On Wednesday though, I realized that a mass emigration to Canada or Europe would be a very good thing for the US economy. Think back to one of John Kerry's biggest complaints about the Bush administration: job losses and unemployment. In reality, things are not as bad as Senator Kerry would have you believe, but think about the number of available jobs there would be if 250,000 Americans simply left them on their rush to get out of the country! I don't know if they would be counted as a "job creation" for President Bush, but it would sure get some able bodied people re-employed.

My mind didn't stop there though. My next thought was that in this day of telecommuting, would these people who are so desperate to leave the country expect to maintain their jobs remotely from Canada and/or overseas? If this were the case, wouldn't this be classified as voluntarily outsourcing their own jobs to themselves? I think it would. So if they were to take their jobs and leave the country, I don't want to hear anymore complaints of outsourcing. It's just another issue of convenience for not taking responsibility and dealing with the unpredictable nature of life.

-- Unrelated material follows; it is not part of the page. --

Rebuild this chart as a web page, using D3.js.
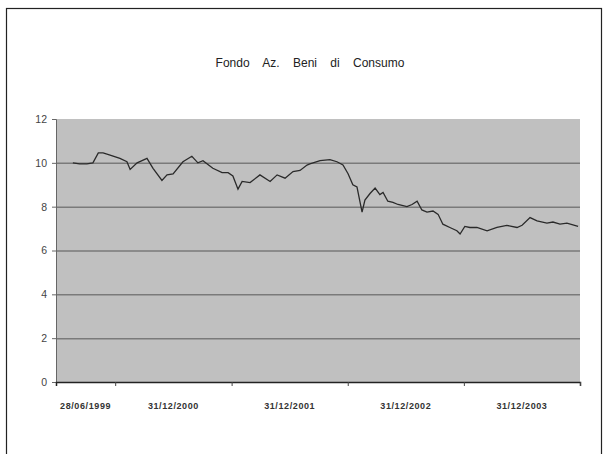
<!DOCTYPE html>
<html>
<head>
<meta charset="utf-8">
<script src="https://cdn.jsdelivr.net/npm/d3@7"></script>
<style>
  body { margin: 0; background: #fff; }
  text { font-family: "Liberation Sans", Arial, sans-serif; }
</style>
</head>
<body>
<div class="chart"></div>
<script>
// chart size
var width = 607;
var height = 454;
var margin = { top: 119, right: 27, bottom: 72, left: 56 };
var plotW = width - margin.left - margin.right;
var plotH = height - margin.top - margin.bottom;

var title = "Fondo Az. Beni di Consumo";

// axis segments (year ends) and their labels
var axisStart = "1999-06-28";
var segmentEnds = ["1999-12-31", "2000-12-31", "2001-12-31", "2002-12-31", "2003-12-31"];
var segmentLabels = ["28/06/1999", "31/12/2000", "31/12/2001", "31/12/2002", "31/12/2003"];
var yTicks = [0, 2, 4, 6, 8, 10, 12];

// series
var dates = [
  "1999-08-20", "1999-09-10", "1999-10-03", "1999-10-22", "1999-11-08", "1999-11-23", "1999-12-15",
  "2000-01-15", "2000-02-06", "2000-02-16", "2000-03-09", "2000-04-09", "2000-04-28", "2000-05-26",
  "2000-06-11", "2000-06-30", "2000-07-31", "2000-08-28", "2000-09-16", "2000-10-02", "2000-11-02",
  "2000-12-01", "2000-12-20", "2001-01-04", "2001-01-20", "2001-02-02", "2001-02-27", "2001-03-30",
  "2001-05-01", "2001-05-23", "2001-06-17", "2001-07-12", "2001-08-03", "2001-08-25", "2001-09-03",
  "2001-10-05", "2001-11-05", "2001-11-27", "2001-12-16", "2002-01-01", "2002-01-16", "2002-01-29",
  "2002-02-07", "2002-02-14", "2002-02-23", "2002-03-11", "2002-03-27", "2002-04-11", "2002-04-21",
  "2002-05-06", "2002-05-22", "2002-06-07", "2002-07-05", "2002-07-21", "2002-08-06", "2002-08-21",
  "2002-09-06", "2002-09-25", "2002-10-11", "2002-10-26", "2002-11-17", "2002-12-09", "2002-12-19",
  "2003-01-03", "2003-01-19", "2003-02-10", "2003-03-14", "2003-04-14", "2003-05-15", "2003-06-16",
  "2003-07-02", "2003-07-27", "2003-08-18", "2003-09-18", "2003-10-07", "2003-10-29", "2003-11-20",
  "2003-12-25"
];
var values = [
  10.0, 9.95, 9.95, 10.0, 10.45, 10.45, 10.35,
  10.2, 10.05, 9.7, 10.0, 10.2, 9.75, 9.2,
  9.45, 9.5, 10.05, 10.3, 10.0, 10.1, 9.75,
  9.55, 9.55, 9.4, 8.8, 9.15, 9.1, 9.45,
  9.15, 9.45, 9.3, 9.6, 9.65, 9.9, 9.95,
  10.1, 10.15, 10.05, 9.9, 9.5, 9.0, 8.9,
  8.25, 7.75, 8.3, 8.6, 8.85, 8.55, 8.65,
  8.25, 8.2, 8.1, 8.0, 8.1, 8.25, 7.85,
  7.75, 7.8, 7.65, 7.2, 7.05, 6.9, 6.75,
  7.1, 7.05, 7.05, 6.9, 7.05, 7.15, 7.05,
  7.15, 7.5, 7.35, 7.25, 7.3, 7.2, 7.25,
  7.1
];

var parse = d3.timeParse("%Y-%m-%d");
var data = dates.map((d, i) => ({ date: parse(d), value: values[i] }));

var svgRoot = d3.select(".chart")
  .append("svg")
  .attr("width", width)
  .attr("height", height);

// outer frame
svgRoot.append("rect")
  .attr("x", 6.5)
  .attr("y", 8.5)
  .attr("width", 595)
  .attr("height", 460)
  .attr("fill", "#fff")
  .attr("stroke", "#222")
  .attr("stroke-width", 1.2);

svgRoot.append("text")
  .attr("x", 310)
  .attr("y", 67)
  .attr("text-anchor", "middle")
  .attr("font-size", 12)
  .attr("fill", "#222")
  .style("word-spacing", "10px")
  .text(title);

const svg = svgRoot.append("g")
  .attr("transform", "translate(" + margin.left + "," + margin.top + ")");

var x = d3.scaleTime()
  .domain([parse(axisStart), parse(segmentEnds[segmentEnds.length - 1])])
  .range([0, plotW]);

var y = d3.scaleLinear()
  .domain([0, 12])
  .range([plotH, 0]);

// plot area
svg.append("rect")
  .attr("width", plotW)
  .attr("height", plotH)
  .attr("fill", "#c0c0c0");

// gridlines
svg.append("g")
  .attr("class", "grid")
  .call(d3.axisLeft(y).tickValues(yTicks.filter(v => v > 0 && v < 12)).tickSize(-plotW).tickFormat(""))
  .call(g => g.select(".domain").remove())
  .call(g => g.selectAll("line").attr("stroke", "#7a7a7a").attr("stroke-width", 1.5));

// y axis
svg.append("g")
  .call(d3.axisLeft(y).tickValues(yTicks).tickSize(4).tickPadding(5))
  .call(g => g.select(".domain").attr("stroke", "#666"))
  .call(g => g.selectAll("line").attr("stroke", "#666"))
  .call(g => g.selectAll("text").attr("font-size", 10.5).attr("fill", "#444")
    .attr("font-family", "Liberation Sans, Arial, sans-serif"));

// x axis
svg.append("g")
  .attr("transform", "translate(0," + plotH + ")")
  .call(d3.axisBottom(x).tickValues(segmentEnds.map(parse)).tickSize(4).tickFormat(""))
  .call(g => g.select(".domain").attr("stroke", "#222").attr("stroke-width", 1.5))
  .call(g => g.selectAll("line").attr("stroke", "#444"));

var bounds = [axisStart].concat(segmentEnds).map(parse);
svg.append("g")
  .selectAll("text")
  .data(segmentLabels)
  .enter()
  .append("text")
  .attr("x", (d, i) => (x(bounds[i]) + x(bounds[i + 1])) / 2)
  .attr("y", plotH + 27)
  .attr("text-anchor", "middle")
  .attr("font-size", 9)
  .attr("font-weight", "bold")
  .attr("fill", "#333")
  .style("letter-spacing", "0.6px")
  .text(d => d);

// series line
var line = d3.line()
  .x(d => x(d.date))
  .y(d => y(d.value));

svg.append("path")
  .datum(data)
  .attr("fill", "none")
  .attr("stroke", "#2a2a2a")
  .attr("stroke-width", 1.3)
  .attr("d", line);
</script>
</body>
</html>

Hello World, Prepare to Hear Me!

After months of reading blogs and being prodded by friends of mine to create my own, I am launching the Voice of the 13th Generation.

What exactly is the 13th Generation you ask? It is what some in the past have called Generation X. According to The Word Spy, the 13th Generation is the generation born between 1961 and 1981, so-called because they are identified as the 13th generation since the founding of the United States. I plan to use this space to write about things that happen in my life and news items that interest me.

I know, it doesn't really sound that different from any of the other blogs out there, but hopefully there will be an audience for my musings. I hope for my posts to be entertaining, informative and thought-provoking at times. So without further ado, let the blogging begin!